Does gcc/g++ generate the body of an if(false) statement?

Question

In C++, imagine I have a function like

bool Aclass::func(){
   return true;
}

which is called in the main in this way

 if(!func()) { 
    //do stuff 
 }

Does the compiler generate these lines of code?

Answer 1

The compiler at compilation step will treat those lines of code as valid. For example, if you have an error in those lines of code then it will be flagged by the compiler. So for example, the following will not compile

if (false) {
    auto s = std::string{1.0};
}

But most optimizers will not add that code in the compiled form for that source file. However related code is still added if needed, for example

if (true) { ... } 
else { ... }

here the else code for the else statement will essentially be converted to

{
   ...
} 

when the code gets converted to its compiled form.

---

@Yakk brings up a great point. The compiler not including such code is called dead code elimination. However labels can still be used to reach the body code.

---

Also note that in these situations where an expression is evaluated at compile time. Then you can use a new construct from C++17 known as if constexpr.
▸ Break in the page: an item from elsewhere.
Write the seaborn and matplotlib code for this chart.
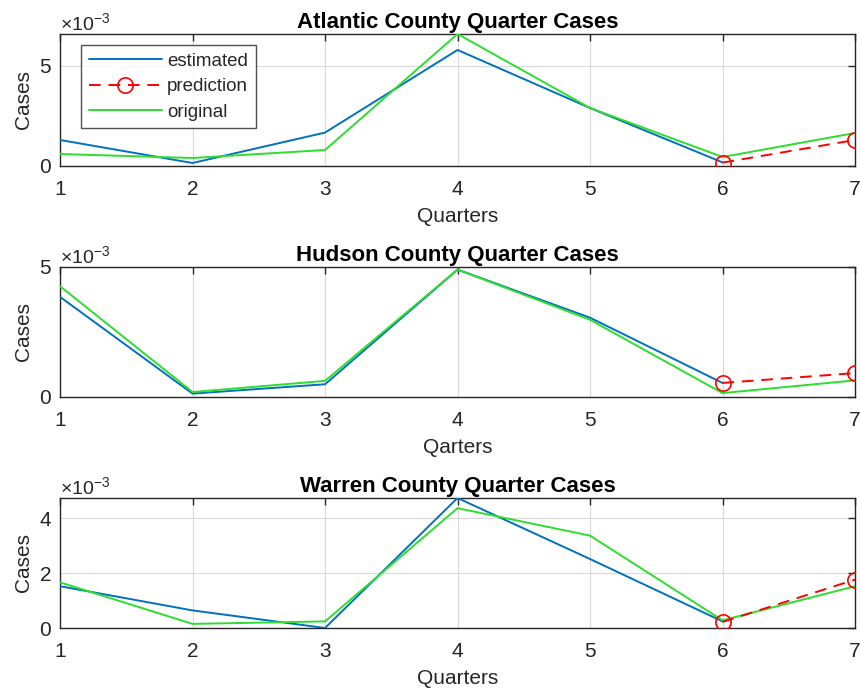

However as I mentioned with compiler errors persisting even in dead code in runtime ifs the situation is different for if constexprs, for more read the code examples here http://en.cppreference.com/w/cpp/language/if#Constexpr_If and this answer https://stackoverflow.com/a/38317834/5501675

Answer 2

Like all optimization questions, it depends on the compiler and the flags given. Having said that, a decent modern compiler will be able to remove dead code like this if optimizations flags are provided. Try https://godbolt.org/ to see for yourself which compiler and which flags will succeed in removing the dead code.